Output the material beneath this task exactly, images excluded.

— START —

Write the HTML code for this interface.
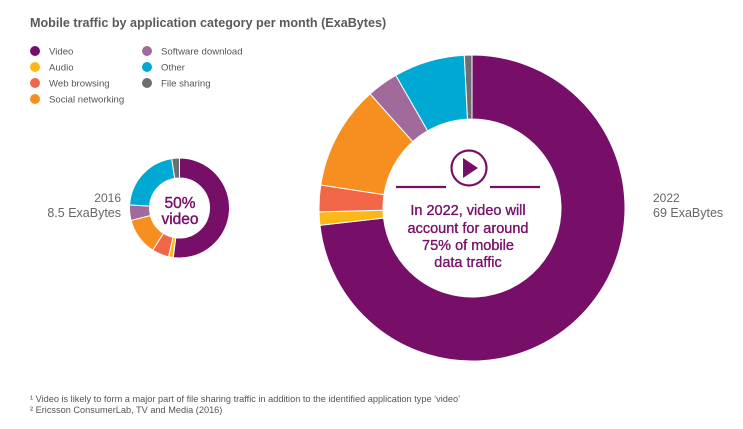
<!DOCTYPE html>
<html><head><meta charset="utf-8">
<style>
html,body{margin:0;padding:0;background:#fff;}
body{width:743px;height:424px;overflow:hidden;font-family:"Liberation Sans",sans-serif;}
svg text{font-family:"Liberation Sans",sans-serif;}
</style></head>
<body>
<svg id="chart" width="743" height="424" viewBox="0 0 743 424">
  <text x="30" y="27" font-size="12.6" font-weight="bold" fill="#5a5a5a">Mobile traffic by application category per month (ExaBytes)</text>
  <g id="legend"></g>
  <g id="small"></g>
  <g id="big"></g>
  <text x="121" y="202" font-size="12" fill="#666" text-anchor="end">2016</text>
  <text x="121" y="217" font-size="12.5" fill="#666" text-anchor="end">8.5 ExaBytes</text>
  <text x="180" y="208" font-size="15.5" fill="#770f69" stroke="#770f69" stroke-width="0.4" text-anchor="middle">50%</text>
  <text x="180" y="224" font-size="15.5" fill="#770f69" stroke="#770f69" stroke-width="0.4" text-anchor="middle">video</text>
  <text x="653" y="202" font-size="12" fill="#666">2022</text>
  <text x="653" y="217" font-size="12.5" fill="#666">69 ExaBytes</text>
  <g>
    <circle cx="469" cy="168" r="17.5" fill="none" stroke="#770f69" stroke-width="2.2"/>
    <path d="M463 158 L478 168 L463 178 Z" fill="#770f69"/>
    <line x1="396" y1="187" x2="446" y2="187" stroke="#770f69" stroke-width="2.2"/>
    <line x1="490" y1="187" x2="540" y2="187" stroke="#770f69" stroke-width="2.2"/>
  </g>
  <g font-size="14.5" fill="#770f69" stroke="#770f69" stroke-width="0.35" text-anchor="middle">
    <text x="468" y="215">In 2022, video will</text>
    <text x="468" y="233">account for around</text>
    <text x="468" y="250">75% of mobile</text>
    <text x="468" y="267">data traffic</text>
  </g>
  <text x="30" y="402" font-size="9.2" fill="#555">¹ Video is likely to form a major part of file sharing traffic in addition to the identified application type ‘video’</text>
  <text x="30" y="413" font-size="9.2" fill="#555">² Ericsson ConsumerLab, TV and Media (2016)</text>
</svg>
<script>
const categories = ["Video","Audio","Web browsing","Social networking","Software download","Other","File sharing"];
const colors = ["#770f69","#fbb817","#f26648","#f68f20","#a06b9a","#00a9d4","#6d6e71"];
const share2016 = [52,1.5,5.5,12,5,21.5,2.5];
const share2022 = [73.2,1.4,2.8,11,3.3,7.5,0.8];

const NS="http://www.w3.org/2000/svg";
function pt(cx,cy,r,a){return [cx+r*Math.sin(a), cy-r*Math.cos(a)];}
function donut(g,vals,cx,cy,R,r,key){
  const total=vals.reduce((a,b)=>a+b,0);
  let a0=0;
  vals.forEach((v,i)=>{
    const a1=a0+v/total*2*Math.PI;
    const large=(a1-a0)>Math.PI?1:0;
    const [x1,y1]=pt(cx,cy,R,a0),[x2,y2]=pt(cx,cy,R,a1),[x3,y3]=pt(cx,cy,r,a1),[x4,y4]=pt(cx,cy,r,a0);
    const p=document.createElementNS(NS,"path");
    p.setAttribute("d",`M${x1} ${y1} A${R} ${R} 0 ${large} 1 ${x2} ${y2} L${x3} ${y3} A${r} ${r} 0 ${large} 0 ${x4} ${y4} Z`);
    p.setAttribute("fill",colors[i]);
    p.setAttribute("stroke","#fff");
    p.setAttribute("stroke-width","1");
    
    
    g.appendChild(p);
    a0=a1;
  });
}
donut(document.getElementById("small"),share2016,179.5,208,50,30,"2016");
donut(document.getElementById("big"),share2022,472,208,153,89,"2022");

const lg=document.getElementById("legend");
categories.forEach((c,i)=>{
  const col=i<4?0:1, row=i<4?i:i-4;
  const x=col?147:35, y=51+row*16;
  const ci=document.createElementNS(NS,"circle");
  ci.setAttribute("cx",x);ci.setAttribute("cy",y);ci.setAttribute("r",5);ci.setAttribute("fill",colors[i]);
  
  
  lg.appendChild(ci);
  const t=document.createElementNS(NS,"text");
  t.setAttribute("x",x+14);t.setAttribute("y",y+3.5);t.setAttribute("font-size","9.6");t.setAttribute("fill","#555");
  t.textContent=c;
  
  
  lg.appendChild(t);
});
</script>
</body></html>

— END —

- Response below
Write the HTML code for this interface.
<!DOCTYPE html>
<html><head><meta charset="utf-8">
<style>
html,body{margin:0;padding:0;background:#fff;}
body{width:743px;height:424px;overflow:hidden;font-family:"Liberation Sans",sans-serif;}
svg text{font-family:"Liberation Sans",sans-serif;}
</style></head>
<body>
<svg id="chart" width="743" height="424" viewBox="0 0 743 424">
  <text x="30" y="27" font-size="12.6" font-weight="bold" fill="#5a5a5a">Mobile traffic by application category per month (ExaBytes)</text>
  <g id="legend"></g>
  <g id="small"></g>
  <g id="big"></g>
  <text x="121" y="202" font-size="12" fill="#666" text-anchor="end">2016</text>
  <text x="121" y="217" font-size="12.5" fill="#666" text-anchor="end">8.5 ExaBytes</text>
  <text x="180" y="208" font-size="15.5" fill="#770f69" stroke="#770f69" stroke-width="0.4" text-anchor="middle">50%</text>
  <text x="180" y="224" font-size="15.5" fill="#770f69" stroke="#770f69" stroke-width="0.4" text-anchor="middle">video</text>
  <text x="653" y="202" font-size="12" fill="#666">2022</text>
  <text x="653" y="217" font-size="12.5" fill="#666">69 ExaBytes</text>
  <g>
    <circle cx="469" cy="168" r="17.5" fill="none" stroke="#770f69" stroke-width="2.2"/>
    <path d="M463 158 L478 168 L463 178 Z" fill="#770f69"/>
    <line x1="396" y1="187" x2="446" y2="187" stroke="#770f69" stroke-width="2.2"/>
    <line x1="490" y1="187" x2="540" y2="187" stroke="#770f69" stroke-width="2.2"/>
  </g>
  <g font-size="14.5" fill="#770f69" stroke="#770f69" stroke-width="0.35" text-anchor="middle">
    <text x="468" y="215">In 2022, video will</text>
    <text x="468" y="233">account for around</text>
    <text x="468" y="250">75% of mobile</text>
    <text x="468" y="267">data traffic</text>
  </g>
  <text x="30" y="402" font-size="9.2" fill="#555">¹ Video is likely to form a major part of file sharing traffic in addition to the identified application type ‘video’</text>
  <text x="30" y="413" font-size="9.2" fill="#555">² Ericsson ConsumerLab, TV and Media (2016)</text>
</svg>
<script>
const categories = ["Video","Audio","Web browsing","Social networking","Software download","Other","File sharing"];
const colors = ["#770f69","#fbb817","#f26648","#f68f20","#a06b9a","#00a9d4","#6d6e71"];
const share2016 = [52,1.5,5.5,12,5,21.5,2.5];
const share2022 = [73.2,1.4,2.8,11,3.3,7.5,0.8];

const NS="http://www.w3.org/2000/svg";
function pt(cx,cy,r,a){return [cx+r*Math.sin(a), cy-r*Math.cos(a)];}
function donut(g,vals,cx,cy,R,r,key){
  const total=vals.reduce((a,b)=>a+b,0);
  let a0=0;
  vals.forEach((v,i)=>{
    const a1=a0+v/total*2*Math.PI;
    const large=(a1-a0)>Math.PI?1:0;
    const [x1,y1]=pt(cx,cy,R,a0),[x2,y2]=pt(cx,cy,R,a1),[x3,y3]=pt(cx,cy,r,a1),[x4,y4]=pt(cx,cy,r,a0);
    const p=document.createElementNS(NS,"path");
    p.setAttribute("d",`M${x1} ${y1} A${R} ${R} 0 ${large} 1 ${x2} ${y2} L${x3} ${y3} A${r} ${r} 0 ${large} 0 ${x4} ${y4} Z`);
    p.setAttribute("fill",colors[i]);
    p.setAttribute("stroke","#fff");
    p.setAttribute("stroke-width","1");
    
    
    g.appendChild(p);
    a0=a1;
  });
}
donut(document.getElementById("small"),share2016,179.5,208,50,30,"2016");
donut(document.getElementById("big"),share2022,472,208,153,89,"2022");

const lg=document.getElementById("legend");
categories.forEach((c,i)=>{
  const col=i<4?0:1, row=i<4?i:i-4;
  const x=col?147:35, y=51+row*16;
  const ci=document.createElementNS(NS,"circle");
  ci.setAttribute("cx",x);ci.setAttribute("cy",y);ci.setAttribute("r",5);ci.setAttribute("fill",colors[i]);
  
  
  lg.appendChild(ci);
  const t=document.createElementNS(NS,"text");
  t.setAttribute("x",x+14);t.setAttribute("y",y+3.5);t.setAttribute("font-size","9.6");t.setAttribute("fill","#555");
  t.textContent=c;
  
  
  lg.appendChild(t);
});
</script>
</body></html>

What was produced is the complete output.